* Start Records to use *
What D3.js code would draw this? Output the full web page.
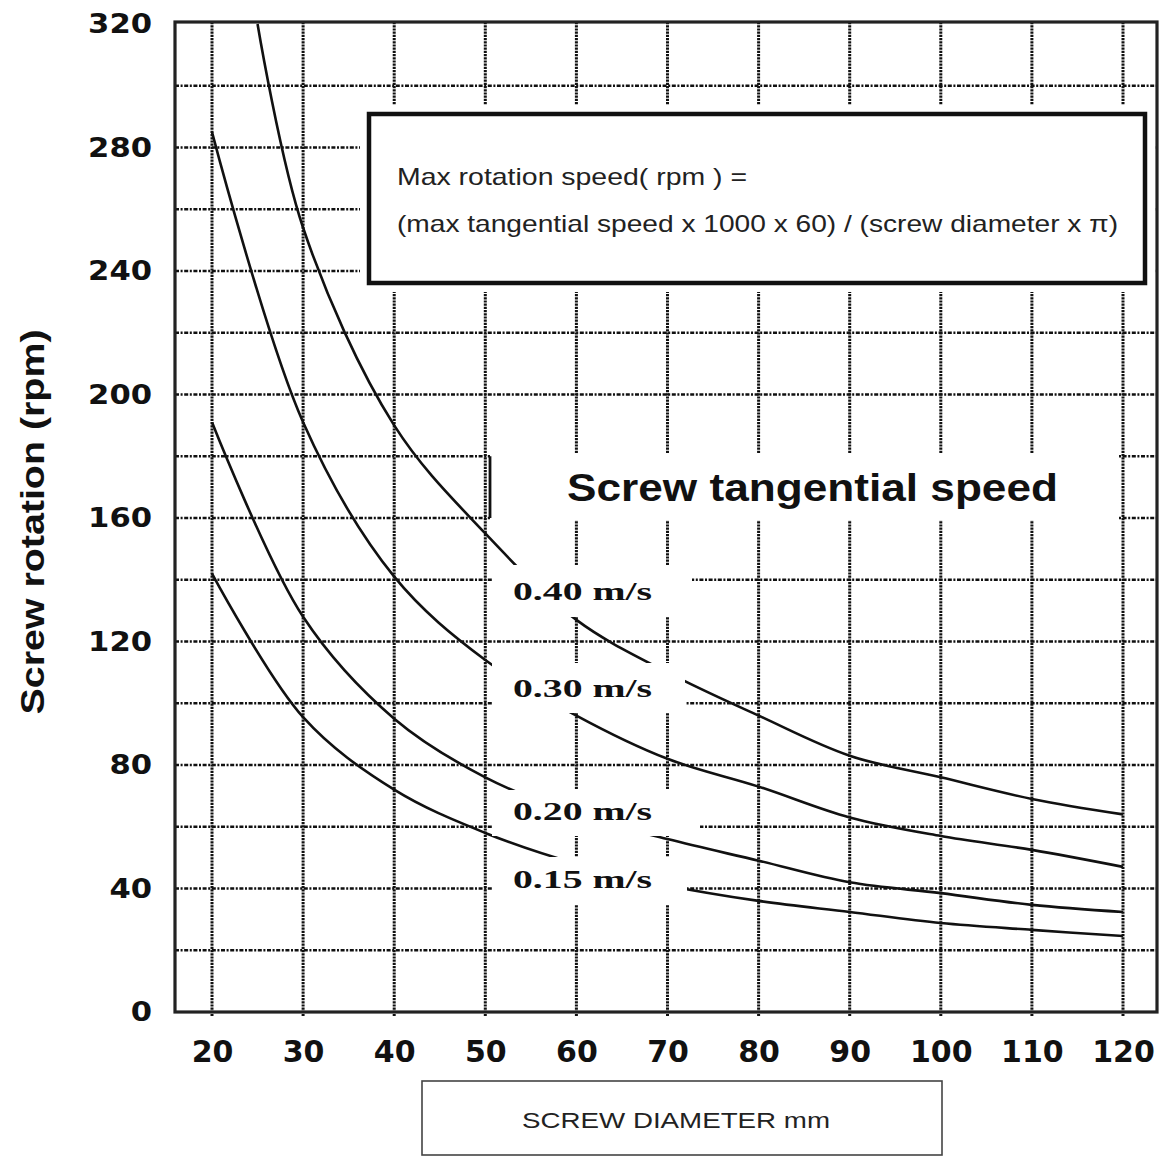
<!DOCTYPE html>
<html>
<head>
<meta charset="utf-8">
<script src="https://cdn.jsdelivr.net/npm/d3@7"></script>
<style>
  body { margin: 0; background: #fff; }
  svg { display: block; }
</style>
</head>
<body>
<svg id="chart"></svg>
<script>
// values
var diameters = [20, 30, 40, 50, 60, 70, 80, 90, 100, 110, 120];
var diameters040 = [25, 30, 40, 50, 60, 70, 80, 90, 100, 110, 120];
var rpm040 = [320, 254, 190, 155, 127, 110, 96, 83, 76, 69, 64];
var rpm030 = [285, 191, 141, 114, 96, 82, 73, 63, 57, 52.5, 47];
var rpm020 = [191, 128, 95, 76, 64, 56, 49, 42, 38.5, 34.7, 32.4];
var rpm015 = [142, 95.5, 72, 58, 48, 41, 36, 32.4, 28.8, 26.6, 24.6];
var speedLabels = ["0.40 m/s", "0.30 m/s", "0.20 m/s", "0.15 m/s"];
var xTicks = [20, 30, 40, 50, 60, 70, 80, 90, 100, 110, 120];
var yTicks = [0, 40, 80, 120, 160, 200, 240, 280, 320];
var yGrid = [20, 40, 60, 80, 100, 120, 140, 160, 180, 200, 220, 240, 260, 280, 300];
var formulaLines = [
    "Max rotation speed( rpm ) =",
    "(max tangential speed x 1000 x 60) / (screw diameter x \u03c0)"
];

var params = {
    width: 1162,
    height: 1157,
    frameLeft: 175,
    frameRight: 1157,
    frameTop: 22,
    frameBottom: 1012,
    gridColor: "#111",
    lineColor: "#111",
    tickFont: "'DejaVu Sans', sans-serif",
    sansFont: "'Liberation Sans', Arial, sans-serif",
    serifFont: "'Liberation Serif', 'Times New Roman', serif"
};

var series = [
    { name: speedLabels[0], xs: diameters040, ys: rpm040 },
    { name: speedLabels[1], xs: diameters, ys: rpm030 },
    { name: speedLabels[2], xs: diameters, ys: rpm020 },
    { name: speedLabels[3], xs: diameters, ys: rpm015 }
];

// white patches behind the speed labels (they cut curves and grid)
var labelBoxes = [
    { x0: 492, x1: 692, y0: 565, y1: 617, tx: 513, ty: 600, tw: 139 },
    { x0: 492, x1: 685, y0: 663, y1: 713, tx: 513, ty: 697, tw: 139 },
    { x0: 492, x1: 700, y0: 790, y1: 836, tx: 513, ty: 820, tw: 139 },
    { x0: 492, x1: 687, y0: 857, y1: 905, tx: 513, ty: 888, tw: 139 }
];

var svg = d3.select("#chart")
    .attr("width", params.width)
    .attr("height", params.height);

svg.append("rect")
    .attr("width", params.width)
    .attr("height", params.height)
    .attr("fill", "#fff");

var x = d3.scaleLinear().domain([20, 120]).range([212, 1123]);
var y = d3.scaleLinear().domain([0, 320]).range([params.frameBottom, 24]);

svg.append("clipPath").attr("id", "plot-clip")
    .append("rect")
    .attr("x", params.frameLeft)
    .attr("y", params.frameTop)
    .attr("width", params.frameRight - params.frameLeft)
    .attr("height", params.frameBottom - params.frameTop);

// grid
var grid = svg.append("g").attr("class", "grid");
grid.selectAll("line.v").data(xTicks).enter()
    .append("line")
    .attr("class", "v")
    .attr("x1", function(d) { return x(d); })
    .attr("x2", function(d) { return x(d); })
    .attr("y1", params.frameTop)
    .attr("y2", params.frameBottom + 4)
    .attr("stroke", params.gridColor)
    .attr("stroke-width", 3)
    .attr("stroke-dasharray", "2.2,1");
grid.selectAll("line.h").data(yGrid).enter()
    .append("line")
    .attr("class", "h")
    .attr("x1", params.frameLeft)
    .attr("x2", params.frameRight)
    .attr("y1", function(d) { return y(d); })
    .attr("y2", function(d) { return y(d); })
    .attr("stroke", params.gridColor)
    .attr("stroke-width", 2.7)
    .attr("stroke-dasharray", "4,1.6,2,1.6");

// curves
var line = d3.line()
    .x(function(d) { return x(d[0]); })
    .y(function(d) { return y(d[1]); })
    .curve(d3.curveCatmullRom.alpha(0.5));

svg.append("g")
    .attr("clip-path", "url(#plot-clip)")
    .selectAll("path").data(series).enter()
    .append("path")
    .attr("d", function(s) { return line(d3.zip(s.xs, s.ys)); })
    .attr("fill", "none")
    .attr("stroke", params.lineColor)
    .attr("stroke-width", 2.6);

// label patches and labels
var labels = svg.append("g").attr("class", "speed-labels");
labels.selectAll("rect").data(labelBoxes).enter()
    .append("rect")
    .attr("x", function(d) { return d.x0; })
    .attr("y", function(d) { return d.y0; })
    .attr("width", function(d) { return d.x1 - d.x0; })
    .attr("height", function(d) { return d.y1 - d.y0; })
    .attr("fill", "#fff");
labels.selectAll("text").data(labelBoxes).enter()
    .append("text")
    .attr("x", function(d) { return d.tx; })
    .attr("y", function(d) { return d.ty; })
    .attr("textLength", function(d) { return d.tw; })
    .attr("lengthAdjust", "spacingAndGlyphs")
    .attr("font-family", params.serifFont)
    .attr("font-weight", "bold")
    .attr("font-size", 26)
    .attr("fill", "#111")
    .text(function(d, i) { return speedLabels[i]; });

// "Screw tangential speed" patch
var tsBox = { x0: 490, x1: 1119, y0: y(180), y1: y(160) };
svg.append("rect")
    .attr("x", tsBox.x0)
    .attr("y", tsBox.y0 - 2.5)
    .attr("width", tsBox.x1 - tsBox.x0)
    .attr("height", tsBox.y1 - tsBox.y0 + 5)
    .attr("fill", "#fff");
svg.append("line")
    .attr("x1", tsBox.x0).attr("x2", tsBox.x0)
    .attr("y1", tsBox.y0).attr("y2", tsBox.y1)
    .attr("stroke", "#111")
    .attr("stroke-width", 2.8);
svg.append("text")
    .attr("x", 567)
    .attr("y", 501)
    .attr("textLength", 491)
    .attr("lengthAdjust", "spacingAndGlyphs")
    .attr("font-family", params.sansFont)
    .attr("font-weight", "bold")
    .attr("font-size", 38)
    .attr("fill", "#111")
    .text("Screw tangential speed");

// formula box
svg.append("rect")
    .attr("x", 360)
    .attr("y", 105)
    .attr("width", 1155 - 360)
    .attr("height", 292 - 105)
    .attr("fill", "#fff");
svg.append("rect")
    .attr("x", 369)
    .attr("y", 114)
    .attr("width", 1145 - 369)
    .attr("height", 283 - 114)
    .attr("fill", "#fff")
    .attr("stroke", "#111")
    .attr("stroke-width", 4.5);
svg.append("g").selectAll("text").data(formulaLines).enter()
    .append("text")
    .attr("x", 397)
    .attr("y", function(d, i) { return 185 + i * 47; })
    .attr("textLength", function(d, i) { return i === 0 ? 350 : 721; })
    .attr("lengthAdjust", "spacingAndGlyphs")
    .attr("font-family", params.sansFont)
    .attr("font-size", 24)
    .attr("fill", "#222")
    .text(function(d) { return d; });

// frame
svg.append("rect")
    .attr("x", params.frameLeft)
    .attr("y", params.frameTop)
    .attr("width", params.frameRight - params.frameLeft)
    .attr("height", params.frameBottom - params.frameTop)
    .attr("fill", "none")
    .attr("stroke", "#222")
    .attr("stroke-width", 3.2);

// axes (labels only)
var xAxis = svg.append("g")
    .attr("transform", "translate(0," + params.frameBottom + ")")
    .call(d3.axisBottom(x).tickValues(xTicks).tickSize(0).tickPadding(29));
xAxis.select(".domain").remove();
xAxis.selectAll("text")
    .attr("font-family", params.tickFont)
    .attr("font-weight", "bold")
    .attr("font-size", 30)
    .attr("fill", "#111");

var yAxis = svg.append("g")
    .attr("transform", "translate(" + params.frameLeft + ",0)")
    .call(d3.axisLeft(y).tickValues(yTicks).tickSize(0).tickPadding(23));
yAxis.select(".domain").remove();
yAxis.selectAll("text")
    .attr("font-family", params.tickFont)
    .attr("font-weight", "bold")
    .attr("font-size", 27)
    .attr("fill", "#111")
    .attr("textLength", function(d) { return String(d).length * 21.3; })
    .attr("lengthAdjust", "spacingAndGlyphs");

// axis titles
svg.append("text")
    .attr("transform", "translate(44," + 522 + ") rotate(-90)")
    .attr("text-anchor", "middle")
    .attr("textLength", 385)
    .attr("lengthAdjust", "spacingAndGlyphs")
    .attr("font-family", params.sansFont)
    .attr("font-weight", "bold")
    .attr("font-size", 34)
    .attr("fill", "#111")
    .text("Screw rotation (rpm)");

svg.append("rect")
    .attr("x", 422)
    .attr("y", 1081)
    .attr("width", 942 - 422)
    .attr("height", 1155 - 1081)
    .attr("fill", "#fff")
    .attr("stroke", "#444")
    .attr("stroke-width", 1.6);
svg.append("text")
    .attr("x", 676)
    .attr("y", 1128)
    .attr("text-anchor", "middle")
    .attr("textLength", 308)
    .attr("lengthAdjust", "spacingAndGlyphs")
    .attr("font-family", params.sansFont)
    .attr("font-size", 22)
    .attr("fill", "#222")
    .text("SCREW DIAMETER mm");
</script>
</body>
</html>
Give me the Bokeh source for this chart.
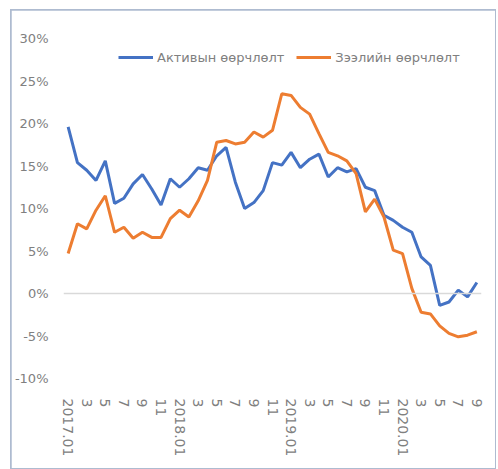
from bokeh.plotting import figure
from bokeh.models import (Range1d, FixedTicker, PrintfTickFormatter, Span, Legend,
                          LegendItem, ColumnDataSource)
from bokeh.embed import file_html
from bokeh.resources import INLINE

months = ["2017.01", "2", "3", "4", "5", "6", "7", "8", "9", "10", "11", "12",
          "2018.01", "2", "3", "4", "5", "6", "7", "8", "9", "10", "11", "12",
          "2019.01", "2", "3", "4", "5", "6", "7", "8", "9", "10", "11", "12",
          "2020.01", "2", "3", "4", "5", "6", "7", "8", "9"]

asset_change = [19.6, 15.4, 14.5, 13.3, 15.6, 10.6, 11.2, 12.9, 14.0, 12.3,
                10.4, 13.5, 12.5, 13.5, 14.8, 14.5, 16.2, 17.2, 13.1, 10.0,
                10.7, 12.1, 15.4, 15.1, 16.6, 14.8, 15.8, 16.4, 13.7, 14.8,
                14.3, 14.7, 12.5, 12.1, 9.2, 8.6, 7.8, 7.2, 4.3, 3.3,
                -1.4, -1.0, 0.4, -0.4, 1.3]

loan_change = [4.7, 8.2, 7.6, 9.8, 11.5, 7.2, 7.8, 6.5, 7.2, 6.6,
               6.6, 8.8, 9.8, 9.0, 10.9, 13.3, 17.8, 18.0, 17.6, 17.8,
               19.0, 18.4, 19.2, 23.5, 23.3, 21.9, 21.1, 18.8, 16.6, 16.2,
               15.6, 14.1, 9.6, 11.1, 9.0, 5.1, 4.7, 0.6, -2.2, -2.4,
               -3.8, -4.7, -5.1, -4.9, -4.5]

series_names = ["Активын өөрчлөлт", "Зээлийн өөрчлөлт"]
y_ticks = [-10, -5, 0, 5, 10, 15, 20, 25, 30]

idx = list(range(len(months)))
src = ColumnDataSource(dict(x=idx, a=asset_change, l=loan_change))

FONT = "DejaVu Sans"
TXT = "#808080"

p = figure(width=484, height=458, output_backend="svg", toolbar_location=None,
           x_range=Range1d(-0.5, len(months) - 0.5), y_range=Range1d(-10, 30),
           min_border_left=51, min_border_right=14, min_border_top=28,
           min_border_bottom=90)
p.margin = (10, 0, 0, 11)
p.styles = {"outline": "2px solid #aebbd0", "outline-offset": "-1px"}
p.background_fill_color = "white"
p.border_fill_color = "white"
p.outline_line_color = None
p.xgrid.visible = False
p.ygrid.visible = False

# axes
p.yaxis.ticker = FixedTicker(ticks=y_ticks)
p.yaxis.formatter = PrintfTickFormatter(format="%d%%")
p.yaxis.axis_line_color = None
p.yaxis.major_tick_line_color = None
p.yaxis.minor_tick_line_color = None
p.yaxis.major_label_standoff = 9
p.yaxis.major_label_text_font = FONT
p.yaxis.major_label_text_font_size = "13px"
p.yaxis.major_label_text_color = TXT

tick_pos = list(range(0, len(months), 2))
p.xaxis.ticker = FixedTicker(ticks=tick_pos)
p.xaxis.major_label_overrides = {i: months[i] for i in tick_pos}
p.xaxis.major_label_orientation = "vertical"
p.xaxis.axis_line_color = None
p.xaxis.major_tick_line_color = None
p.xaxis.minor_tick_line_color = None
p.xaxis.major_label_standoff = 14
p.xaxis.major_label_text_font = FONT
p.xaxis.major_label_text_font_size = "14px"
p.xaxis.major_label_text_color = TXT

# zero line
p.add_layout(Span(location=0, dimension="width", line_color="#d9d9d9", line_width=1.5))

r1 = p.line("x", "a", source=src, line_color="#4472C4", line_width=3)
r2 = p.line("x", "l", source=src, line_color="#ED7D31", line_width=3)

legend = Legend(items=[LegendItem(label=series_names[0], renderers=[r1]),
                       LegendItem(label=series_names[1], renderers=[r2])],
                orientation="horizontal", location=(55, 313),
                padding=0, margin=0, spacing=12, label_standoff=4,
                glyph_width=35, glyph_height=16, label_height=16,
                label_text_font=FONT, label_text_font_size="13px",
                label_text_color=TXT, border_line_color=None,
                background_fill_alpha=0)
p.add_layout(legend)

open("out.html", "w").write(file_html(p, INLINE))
* End Records to use *
### Task details
Keep the images out of the copy. Repeat word for word only the lines from the one containing "Give me the Bokeh source for this chart." through the one containing "from bokeh.resources import INLINE", both ends included.

### Task result
Give me the Bokeh source for this chart.
from bokeh.plotting import figure
from bokeh.models import (Range1d, FixedTicker, PrintfTickFormatter, Span, Legend,
                          LegendItem, ColumnDataSource)
from bokeh.embed import file_html
from bokeh.resources import INLINE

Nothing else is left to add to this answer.